** Start Dataset records **
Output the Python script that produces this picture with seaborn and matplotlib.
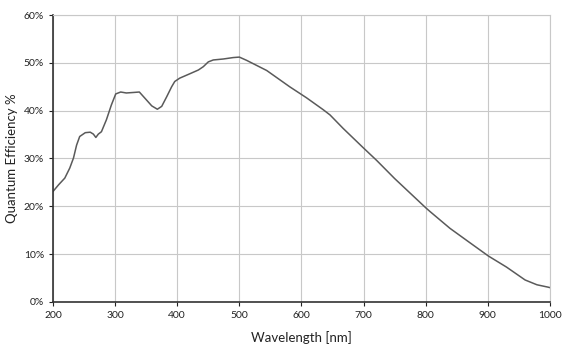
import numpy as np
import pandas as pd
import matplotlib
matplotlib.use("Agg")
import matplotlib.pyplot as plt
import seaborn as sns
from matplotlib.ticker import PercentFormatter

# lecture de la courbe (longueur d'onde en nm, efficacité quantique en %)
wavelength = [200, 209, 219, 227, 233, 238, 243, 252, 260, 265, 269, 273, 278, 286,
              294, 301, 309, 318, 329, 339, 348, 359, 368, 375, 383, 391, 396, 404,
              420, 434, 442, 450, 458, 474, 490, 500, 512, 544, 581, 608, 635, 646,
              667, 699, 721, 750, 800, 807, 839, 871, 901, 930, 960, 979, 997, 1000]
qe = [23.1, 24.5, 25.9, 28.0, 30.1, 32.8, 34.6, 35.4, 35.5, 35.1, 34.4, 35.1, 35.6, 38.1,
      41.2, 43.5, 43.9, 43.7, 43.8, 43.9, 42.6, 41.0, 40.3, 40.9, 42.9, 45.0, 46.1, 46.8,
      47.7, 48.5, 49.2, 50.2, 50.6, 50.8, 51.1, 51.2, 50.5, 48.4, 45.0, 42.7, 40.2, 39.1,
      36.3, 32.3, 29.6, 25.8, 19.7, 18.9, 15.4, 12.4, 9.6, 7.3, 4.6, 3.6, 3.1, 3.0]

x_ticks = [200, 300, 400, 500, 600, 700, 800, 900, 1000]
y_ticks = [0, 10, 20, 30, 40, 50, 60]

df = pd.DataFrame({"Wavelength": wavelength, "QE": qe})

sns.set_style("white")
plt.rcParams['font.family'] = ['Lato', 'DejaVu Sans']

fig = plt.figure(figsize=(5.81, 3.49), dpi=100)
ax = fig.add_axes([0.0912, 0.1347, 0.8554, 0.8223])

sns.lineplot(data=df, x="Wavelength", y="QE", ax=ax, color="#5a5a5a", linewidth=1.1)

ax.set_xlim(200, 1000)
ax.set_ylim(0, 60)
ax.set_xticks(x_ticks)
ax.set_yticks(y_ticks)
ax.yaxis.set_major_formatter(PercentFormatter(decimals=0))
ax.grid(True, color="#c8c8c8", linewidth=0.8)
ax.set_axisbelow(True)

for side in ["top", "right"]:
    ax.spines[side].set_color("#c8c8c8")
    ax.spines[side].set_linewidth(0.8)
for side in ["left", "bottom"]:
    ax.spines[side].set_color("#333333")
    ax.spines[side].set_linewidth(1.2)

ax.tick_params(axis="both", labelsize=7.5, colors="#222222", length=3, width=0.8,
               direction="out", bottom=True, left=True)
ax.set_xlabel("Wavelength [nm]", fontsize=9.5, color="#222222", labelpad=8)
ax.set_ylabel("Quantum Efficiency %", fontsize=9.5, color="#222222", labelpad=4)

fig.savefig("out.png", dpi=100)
** End Dataset records **
** Start Dataset records **
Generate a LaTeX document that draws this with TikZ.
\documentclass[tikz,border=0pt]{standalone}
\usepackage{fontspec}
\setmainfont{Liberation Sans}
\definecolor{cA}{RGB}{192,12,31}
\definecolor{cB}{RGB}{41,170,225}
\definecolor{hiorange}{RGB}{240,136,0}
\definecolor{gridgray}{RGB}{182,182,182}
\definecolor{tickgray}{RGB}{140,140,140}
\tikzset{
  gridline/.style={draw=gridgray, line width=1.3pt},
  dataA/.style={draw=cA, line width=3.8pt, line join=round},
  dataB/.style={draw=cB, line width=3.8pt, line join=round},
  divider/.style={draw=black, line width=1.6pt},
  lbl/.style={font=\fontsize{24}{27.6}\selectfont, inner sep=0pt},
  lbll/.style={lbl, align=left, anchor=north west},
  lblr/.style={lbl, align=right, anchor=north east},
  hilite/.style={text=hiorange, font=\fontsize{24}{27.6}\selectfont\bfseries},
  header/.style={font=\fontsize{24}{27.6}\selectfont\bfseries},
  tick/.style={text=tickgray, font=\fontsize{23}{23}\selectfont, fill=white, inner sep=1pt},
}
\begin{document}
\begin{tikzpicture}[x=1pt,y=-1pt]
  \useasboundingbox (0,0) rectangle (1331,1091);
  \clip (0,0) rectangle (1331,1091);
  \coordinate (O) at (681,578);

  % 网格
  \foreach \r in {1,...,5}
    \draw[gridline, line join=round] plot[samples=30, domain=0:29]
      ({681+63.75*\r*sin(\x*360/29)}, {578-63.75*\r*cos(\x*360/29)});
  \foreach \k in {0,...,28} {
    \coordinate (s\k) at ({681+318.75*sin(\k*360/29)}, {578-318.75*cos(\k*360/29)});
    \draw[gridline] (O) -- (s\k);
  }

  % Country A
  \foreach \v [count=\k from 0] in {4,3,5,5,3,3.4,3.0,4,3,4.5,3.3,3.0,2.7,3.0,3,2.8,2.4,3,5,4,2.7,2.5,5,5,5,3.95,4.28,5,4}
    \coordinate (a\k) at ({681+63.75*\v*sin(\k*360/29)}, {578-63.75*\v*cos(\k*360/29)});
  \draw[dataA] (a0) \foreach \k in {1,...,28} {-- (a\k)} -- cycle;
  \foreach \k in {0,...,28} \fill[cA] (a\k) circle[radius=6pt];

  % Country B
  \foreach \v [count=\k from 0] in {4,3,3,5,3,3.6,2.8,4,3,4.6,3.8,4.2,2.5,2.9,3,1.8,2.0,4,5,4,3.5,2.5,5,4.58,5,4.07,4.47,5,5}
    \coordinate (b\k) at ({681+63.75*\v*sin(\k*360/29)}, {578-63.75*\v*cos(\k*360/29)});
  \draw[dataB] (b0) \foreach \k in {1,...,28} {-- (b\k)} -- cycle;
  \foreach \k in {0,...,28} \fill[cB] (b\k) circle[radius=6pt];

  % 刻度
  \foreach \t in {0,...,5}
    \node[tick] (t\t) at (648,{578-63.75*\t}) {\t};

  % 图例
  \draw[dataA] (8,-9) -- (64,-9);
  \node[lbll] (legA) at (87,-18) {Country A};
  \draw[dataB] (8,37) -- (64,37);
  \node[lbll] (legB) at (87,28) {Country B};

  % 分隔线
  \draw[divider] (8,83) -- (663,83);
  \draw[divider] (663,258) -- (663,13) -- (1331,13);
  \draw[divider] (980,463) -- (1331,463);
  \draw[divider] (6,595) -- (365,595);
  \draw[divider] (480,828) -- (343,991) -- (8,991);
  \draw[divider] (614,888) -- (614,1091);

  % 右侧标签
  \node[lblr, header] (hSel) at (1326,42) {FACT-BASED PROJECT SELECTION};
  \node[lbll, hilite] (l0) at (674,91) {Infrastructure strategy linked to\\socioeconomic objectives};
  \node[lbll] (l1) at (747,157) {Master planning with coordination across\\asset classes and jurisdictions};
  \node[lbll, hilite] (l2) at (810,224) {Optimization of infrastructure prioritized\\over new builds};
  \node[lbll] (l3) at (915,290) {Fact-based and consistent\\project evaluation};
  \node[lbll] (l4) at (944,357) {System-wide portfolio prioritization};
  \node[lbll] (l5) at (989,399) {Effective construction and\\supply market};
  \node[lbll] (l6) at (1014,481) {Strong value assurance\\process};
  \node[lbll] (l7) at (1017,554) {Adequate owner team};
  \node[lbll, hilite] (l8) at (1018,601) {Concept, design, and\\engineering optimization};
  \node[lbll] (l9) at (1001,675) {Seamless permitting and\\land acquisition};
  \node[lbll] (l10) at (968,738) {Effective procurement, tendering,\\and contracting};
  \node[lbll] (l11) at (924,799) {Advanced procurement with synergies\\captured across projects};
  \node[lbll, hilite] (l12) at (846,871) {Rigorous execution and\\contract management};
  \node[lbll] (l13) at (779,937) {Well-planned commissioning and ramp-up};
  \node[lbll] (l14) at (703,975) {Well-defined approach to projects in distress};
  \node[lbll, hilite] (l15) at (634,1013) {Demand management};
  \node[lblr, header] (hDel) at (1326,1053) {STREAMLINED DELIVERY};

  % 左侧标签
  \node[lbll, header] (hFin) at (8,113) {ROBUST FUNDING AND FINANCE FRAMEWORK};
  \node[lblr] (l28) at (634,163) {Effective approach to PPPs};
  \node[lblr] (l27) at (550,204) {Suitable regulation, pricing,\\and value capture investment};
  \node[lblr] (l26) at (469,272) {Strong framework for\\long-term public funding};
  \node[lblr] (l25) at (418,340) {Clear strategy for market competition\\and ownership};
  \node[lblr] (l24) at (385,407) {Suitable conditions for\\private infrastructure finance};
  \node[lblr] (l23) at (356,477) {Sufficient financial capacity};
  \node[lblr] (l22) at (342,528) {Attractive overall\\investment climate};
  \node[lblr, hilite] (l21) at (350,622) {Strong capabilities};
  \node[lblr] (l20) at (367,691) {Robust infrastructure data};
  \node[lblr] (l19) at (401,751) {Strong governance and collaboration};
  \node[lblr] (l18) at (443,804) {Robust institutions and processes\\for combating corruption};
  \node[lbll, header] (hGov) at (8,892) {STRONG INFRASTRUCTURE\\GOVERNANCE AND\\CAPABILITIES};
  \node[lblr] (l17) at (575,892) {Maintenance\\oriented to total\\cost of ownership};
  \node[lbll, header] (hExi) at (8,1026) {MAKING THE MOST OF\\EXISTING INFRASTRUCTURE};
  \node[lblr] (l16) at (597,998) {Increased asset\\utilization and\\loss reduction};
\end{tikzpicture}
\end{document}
** End Dataset records **
- _To do_
Nothing but the lines from the one with "Output the Python" through the one with "from matplotlib.ticker import" is to be copied, exactly and ends included. Leave pictures out.

- _Solution to this exercise_
Output the Python script that produces this picture with seaborn and matplotlib.
import numpy as np
import pandas as pd
import matplotlib
matplotlib.use("Agg")
import matplotlib.pyplot as plt
import seaborn as sns
from matplotlib.ticker import PercentFormatter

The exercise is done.